Return precisely the span of lines from the top of the material below to the line containing "const triggerLevel = 2.36;", both included. Pictures are excluded.

################

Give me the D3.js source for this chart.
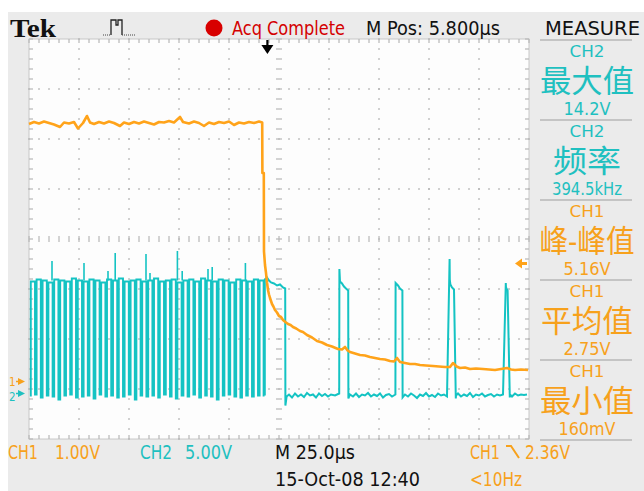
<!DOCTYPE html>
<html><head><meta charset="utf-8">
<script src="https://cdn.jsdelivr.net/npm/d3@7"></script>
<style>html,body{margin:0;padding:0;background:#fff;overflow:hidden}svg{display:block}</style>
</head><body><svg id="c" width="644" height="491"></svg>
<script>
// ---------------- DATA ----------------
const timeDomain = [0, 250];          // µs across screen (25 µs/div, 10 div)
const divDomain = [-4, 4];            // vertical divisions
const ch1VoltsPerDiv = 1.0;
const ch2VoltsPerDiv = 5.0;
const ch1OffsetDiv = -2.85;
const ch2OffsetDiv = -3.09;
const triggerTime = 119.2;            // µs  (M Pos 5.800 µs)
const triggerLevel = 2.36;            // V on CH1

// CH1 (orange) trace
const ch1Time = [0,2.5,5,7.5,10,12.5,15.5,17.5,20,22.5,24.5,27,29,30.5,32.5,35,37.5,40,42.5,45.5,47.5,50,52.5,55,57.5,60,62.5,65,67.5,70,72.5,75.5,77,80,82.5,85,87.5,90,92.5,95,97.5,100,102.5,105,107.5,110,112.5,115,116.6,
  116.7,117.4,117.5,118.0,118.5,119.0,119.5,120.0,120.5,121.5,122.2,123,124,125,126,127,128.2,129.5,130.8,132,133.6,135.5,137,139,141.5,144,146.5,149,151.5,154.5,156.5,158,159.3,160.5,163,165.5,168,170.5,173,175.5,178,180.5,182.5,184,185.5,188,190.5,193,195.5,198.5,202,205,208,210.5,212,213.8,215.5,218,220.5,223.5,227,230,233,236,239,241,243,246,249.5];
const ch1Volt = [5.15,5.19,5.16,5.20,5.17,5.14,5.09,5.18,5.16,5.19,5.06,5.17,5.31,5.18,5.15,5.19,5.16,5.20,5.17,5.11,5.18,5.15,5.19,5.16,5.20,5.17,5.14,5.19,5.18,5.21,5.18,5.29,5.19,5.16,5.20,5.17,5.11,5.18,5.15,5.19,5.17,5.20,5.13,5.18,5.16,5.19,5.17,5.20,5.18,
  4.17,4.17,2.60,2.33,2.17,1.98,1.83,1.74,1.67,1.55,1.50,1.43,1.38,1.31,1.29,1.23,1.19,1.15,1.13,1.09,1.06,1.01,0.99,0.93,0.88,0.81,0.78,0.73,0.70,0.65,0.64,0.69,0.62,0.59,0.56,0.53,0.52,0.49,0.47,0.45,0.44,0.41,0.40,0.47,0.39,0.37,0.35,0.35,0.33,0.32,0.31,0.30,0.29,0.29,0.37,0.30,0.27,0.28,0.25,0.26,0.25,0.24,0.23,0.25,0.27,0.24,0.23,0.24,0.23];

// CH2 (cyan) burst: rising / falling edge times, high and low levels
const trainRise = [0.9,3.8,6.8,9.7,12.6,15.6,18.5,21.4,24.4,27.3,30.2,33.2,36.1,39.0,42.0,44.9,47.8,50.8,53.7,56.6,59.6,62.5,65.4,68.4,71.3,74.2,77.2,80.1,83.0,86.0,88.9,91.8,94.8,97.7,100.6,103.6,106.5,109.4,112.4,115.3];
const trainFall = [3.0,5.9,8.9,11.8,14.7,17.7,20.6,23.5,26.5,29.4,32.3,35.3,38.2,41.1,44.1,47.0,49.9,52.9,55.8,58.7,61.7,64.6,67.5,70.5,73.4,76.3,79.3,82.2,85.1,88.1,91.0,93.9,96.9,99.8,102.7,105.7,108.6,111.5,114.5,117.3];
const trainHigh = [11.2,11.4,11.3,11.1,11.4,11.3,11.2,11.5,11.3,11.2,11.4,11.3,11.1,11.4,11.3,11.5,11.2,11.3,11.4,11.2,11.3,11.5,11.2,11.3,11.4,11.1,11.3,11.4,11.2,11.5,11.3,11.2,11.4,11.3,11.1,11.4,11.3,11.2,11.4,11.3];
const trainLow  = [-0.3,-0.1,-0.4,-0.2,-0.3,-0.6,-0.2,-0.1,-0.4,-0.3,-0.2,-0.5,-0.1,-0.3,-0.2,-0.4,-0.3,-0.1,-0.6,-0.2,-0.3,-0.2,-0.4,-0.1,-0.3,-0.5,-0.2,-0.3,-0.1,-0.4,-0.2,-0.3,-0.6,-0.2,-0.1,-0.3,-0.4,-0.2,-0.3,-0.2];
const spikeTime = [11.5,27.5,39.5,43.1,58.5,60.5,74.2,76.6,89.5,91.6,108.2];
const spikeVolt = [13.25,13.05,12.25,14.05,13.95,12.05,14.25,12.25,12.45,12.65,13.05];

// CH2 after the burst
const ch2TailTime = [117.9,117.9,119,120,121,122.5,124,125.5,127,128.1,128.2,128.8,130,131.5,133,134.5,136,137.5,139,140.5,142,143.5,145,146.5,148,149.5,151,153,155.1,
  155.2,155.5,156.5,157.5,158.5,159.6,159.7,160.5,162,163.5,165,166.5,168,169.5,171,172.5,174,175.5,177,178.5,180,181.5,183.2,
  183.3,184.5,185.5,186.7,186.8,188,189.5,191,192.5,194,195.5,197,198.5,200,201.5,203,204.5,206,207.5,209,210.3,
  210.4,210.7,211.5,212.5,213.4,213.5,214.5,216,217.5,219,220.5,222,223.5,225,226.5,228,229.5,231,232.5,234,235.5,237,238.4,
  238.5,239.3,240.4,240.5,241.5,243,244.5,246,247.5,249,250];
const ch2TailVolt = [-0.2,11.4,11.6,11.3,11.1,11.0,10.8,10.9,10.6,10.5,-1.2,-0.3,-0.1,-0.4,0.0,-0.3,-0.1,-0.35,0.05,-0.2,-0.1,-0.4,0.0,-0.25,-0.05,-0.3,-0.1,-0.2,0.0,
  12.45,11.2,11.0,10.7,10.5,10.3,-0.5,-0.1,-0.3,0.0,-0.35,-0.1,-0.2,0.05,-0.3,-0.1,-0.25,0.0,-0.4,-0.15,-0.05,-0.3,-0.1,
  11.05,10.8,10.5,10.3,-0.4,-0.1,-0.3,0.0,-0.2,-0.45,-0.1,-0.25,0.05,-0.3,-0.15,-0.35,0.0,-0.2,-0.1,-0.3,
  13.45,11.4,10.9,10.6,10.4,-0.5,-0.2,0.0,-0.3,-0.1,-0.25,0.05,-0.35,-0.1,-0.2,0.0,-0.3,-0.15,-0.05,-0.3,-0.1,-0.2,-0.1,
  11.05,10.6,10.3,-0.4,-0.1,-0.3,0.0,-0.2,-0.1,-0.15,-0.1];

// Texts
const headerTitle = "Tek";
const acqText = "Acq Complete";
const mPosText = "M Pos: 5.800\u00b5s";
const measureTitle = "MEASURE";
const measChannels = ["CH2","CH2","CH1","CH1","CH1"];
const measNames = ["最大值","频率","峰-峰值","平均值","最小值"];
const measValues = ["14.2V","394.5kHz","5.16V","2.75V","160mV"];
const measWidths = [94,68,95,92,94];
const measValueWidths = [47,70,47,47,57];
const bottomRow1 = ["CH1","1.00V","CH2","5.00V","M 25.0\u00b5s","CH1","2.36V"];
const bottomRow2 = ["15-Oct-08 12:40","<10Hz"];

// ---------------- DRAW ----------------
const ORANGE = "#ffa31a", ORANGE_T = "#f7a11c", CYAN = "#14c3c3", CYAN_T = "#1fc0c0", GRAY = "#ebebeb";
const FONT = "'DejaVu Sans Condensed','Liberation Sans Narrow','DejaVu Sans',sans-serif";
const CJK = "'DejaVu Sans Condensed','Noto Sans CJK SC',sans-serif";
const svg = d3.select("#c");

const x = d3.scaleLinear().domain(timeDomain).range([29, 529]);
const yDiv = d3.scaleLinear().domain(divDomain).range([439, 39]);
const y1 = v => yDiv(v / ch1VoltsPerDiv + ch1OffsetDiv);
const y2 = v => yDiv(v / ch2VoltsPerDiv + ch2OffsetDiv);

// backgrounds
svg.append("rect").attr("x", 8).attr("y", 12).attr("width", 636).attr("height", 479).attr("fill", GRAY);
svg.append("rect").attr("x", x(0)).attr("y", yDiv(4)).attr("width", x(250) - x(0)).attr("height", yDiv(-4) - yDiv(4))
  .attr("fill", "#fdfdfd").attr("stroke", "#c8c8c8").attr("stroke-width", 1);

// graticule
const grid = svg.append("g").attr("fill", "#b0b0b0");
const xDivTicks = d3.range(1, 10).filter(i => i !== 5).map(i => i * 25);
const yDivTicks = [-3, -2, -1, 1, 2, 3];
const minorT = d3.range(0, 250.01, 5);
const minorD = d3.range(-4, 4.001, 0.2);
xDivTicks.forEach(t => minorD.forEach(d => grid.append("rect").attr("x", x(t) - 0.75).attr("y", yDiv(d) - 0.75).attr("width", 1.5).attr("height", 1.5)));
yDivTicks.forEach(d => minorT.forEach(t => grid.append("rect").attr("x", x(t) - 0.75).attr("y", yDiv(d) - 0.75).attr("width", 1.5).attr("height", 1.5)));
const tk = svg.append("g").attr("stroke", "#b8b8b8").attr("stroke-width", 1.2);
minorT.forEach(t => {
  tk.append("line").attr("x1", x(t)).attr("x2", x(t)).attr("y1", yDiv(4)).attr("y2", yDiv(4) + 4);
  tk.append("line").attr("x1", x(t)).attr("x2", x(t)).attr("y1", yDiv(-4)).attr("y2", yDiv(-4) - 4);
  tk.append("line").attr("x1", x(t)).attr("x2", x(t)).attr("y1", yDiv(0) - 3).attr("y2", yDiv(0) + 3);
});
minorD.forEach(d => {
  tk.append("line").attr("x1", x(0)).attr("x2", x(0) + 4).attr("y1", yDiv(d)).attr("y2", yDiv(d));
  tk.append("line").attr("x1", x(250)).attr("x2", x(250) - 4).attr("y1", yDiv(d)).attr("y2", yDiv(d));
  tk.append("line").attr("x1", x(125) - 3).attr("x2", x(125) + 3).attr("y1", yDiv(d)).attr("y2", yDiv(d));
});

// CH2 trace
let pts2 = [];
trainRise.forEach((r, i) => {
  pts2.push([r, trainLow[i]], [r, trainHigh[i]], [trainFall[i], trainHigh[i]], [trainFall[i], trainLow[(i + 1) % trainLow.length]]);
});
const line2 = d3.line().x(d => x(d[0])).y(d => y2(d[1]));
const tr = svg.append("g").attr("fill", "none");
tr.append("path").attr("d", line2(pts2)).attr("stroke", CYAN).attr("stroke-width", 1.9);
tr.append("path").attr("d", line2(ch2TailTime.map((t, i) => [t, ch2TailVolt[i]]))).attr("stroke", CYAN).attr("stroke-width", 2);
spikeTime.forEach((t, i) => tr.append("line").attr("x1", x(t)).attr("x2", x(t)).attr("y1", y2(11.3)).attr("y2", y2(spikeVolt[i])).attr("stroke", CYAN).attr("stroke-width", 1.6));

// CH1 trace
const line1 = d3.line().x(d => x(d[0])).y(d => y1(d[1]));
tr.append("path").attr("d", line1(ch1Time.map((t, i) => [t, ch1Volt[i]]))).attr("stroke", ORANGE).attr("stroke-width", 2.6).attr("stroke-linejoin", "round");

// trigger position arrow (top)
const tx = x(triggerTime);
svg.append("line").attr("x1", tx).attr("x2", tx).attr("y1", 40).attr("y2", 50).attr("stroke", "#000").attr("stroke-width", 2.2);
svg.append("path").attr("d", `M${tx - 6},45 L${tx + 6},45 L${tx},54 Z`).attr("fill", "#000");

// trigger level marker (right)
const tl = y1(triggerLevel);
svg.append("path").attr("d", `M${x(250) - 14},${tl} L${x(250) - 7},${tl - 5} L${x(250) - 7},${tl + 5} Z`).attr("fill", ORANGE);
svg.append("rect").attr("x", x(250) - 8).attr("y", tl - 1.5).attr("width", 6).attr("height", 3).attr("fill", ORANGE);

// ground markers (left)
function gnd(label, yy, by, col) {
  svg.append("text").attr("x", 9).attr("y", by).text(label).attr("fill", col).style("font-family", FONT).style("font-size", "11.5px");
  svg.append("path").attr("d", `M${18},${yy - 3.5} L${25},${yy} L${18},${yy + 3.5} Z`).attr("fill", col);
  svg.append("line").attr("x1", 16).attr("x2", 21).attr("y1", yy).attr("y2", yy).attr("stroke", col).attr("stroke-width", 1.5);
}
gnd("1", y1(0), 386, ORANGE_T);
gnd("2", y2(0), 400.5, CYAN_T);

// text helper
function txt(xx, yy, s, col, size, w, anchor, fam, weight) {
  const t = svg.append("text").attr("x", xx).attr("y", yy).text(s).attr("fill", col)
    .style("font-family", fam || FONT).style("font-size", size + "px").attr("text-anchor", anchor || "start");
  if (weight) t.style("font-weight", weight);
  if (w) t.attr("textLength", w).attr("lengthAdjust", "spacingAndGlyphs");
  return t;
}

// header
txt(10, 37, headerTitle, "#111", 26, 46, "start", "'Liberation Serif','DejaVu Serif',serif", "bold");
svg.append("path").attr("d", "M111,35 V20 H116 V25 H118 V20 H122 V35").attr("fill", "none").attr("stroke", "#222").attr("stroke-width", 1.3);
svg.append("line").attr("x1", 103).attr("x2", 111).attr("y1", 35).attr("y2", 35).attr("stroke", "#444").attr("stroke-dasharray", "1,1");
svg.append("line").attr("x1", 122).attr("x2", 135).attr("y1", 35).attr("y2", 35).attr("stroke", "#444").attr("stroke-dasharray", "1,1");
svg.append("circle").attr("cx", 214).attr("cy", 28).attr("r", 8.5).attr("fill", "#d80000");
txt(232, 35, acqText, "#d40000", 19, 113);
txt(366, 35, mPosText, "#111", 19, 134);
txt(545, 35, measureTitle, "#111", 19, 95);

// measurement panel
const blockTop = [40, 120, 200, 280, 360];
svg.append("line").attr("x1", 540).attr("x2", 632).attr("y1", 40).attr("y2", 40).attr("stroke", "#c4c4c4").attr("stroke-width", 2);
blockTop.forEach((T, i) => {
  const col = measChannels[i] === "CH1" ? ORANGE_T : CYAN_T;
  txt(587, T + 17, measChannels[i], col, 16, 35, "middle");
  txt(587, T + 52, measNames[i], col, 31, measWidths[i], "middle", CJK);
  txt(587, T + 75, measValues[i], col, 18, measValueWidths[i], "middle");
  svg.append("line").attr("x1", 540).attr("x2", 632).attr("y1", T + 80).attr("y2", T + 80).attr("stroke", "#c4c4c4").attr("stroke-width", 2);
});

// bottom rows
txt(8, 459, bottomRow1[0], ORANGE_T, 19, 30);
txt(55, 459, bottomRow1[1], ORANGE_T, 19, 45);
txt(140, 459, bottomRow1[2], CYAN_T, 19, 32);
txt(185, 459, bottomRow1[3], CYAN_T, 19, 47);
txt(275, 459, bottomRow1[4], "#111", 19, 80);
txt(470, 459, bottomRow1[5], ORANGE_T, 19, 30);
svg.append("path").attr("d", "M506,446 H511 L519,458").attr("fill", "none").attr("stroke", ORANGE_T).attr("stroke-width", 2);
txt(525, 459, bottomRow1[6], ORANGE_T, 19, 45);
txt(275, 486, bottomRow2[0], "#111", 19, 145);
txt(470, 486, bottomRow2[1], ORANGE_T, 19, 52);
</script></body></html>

################

### Reply to the task
Give me the D3.js source for this chart.
<!DOCTYPE html>
<html><head><meta charset="utf-8">
<script src="https://cdn.jsdelivr.net/npm/d3@7"></script>
<style>html,body{margin:0;padding:0;background:#fff;overflow:hidden}svg{display:block}</style>
</head><body><svg id="c" width="644" height="491"></svg>
<script>
// ---------------- DATA ----------------
const timeDomain = [0, 250];          // µs across screen (25 µs/div, 10 div)
const divDomain = [-4, 4];            // vertical divisions
const ch1VoltsPerDiv = 1.0;
const ch2VoltsPerDiv = 5.0;
const ch1OffsetDiv = -2.85;
const ch2OffsetDiv = -3.09;
const triggerTime = 119.2;            // µs  (M Pos 5.800 µs)
const triggerLevel = 2.36;            // V on CH1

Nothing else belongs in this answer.